● STATED EXERCISE:
Repeat the lines exactly from the line that contains "What matplotlib code" through the line that contains "ha='right', va='baseline', zorder=5)"; leave images out and add nothing.

● DATA SUPPLIED:
* * *
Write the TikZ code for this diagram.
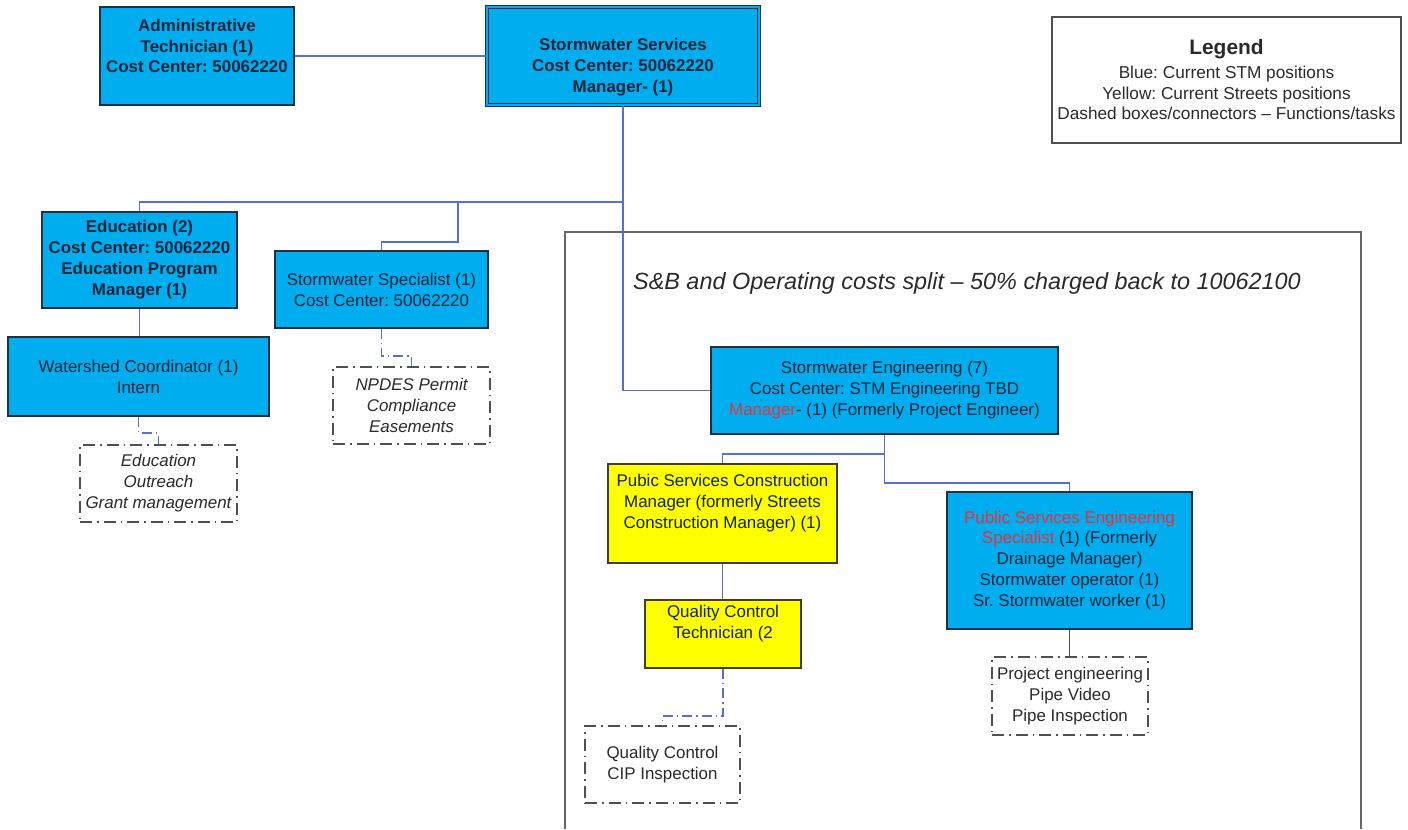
* * *
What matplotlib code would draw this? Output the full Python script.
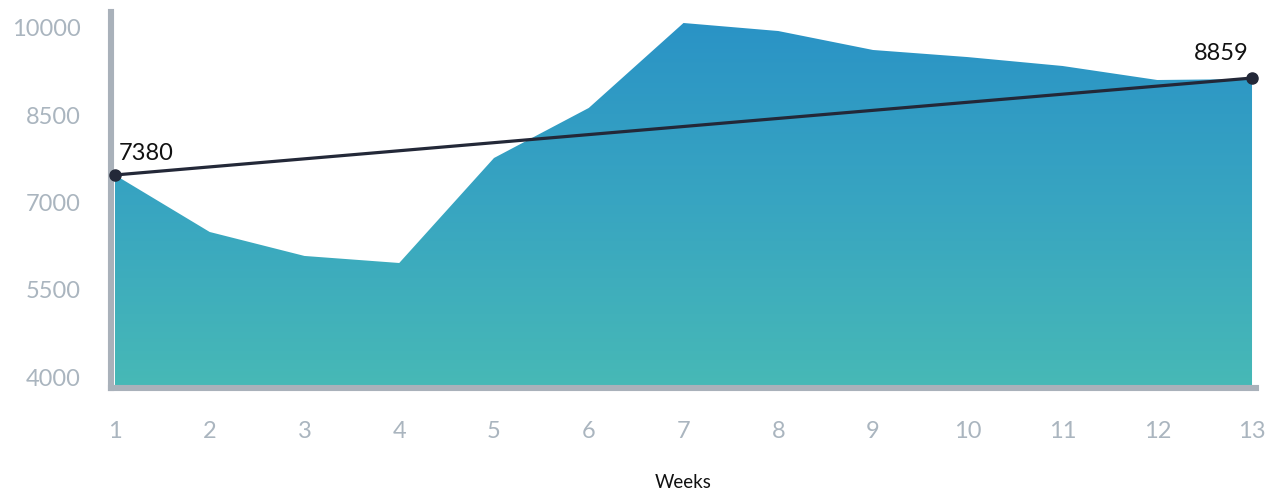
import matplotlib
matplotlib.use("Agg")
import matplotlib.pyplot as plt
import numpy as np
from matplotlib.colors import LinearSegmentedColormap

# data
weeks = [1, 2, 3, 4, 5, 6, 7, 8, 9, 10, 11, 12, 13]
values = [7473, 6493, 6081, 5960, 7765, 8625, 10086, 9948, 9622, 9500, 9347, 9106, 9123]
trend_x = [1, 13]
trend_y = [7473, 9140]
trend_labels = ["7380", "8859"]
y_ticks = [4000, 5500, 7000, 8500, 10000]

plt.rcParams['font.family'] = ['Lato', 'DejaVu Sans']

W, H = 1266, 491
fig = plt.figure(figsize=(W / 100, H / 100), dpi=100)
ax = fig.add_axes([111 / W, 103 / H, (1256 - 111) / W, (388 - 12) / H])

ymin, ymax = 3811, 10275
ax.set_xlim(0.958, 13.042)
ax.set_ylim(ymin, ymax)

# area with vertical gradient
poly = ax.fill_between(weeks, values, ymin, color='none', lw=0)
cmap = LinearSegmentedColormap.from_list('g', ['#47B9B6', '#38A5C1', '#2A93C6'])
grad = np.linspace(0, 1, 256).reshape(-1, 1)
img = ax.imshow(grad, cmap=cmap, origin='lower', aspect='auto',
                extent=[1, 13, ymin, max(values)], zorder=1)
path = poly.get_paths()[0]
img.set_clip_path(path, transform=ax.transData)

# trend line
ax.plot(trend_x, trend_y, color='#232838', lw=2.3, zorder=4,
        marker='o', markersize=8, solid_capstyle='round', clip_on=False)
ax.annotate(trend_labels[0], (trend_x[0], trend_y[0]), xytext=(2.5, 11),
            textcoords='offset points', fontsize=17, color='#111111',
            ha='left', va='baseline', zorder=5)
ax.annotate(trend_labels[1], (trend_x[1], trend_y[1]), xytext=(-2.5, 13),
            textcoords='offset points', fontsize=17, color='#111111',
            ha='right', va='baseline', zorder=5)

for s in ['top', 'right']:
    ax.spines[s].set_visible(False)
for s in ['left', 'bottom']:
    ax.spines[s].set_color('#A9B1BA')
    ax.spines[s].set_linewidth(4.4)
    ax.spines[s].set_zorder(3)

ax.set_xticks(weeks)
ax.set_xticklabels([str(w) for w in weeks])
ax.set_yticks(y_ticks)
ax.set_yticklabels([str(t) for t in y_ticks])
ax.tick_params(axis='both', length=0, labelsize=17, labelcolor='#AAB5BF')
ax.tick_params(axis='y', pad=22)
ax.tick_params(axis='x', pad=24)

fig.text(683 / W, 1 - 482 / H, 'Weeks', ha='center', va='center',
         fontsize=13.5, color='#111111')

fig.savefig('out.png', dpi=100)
* * *
● ANSWER BELOW:
What matplotlib code would draw this? Output the full Python script.
import matplotlib
matplotlib.use("Agg")
import matplotlib.pyplot as plt
import numpy as np
from matplotlib.colors import LinearSegmentedColormap

# data
weeks = [1, 2, 3, 4, 5, 6, 7, 8, 9, 10, 11, 12, 13]
values = [7473, 6493, 6081, 5960, 7765, 8625, 10086, 9948, 9622, 9500, 9347, 9106, 9123]
trend_x = [1, 13]
trend_y = [7473, 9140]
trend_labels = ["7380", "8859"]
y_ticks = [4000, 5500, 7000, 8500, 10000]

plt.rcParams['font.family'] = ['Lato', 'DejaVu Sans']

W, H = 1266, 491
fig = plt.figure(figsize=(W / 100, H / 100), dpi=100)
ax = fig.add_axes([111 / W, 103 / H, (1256 - 111) / W, (388 - 12) / H])

ymin, ymax = 3811, 10275
ax.set_xlim(0.958, 13.042)
ax.set_ylim(ymin, ymax)

# area with vertical gradient
poly = ax.fill_between(weeks, values, ymin, color='none', lw=0)
cmap = LinearSegmentedColormap.from_list('g', ['#47B9B6', '#38A5C1', '#2A93C6'])
grad = np.linspace(0, 1, 256).reshape(-1, 1)
img = ax.imshow(grad, cmap=cmap, origin='lower', aspect='auto',
                extent=[1, 13, ymin, max(values)], zorder=1)
path = poly.get_paths()[0]
img.set_clip_path(path, transform=ax.transData)

# trend line
ax.plot(trend_x, trend_y, color='#232838', lw=2.3, zorder=4,
        marker='o', markersize=8, solid_capstyle='round', clip_on=False)
ax.annotate(trend_labels[0], (trend_x[0], trend_y[0]), xytext=(2.5, 11),
            textcoords='offset points', fontsize=17, color='#111111',
            ha='left', va='baseline', zorder=5)
ax.annotate(trend_labels[1], (trend_x[1], trend_y[1]), xytext=(-2.5, 13),
            textcoords='offset points', fontsize=17, color='#111111',
            ha='right', va='baseline', zorder=5)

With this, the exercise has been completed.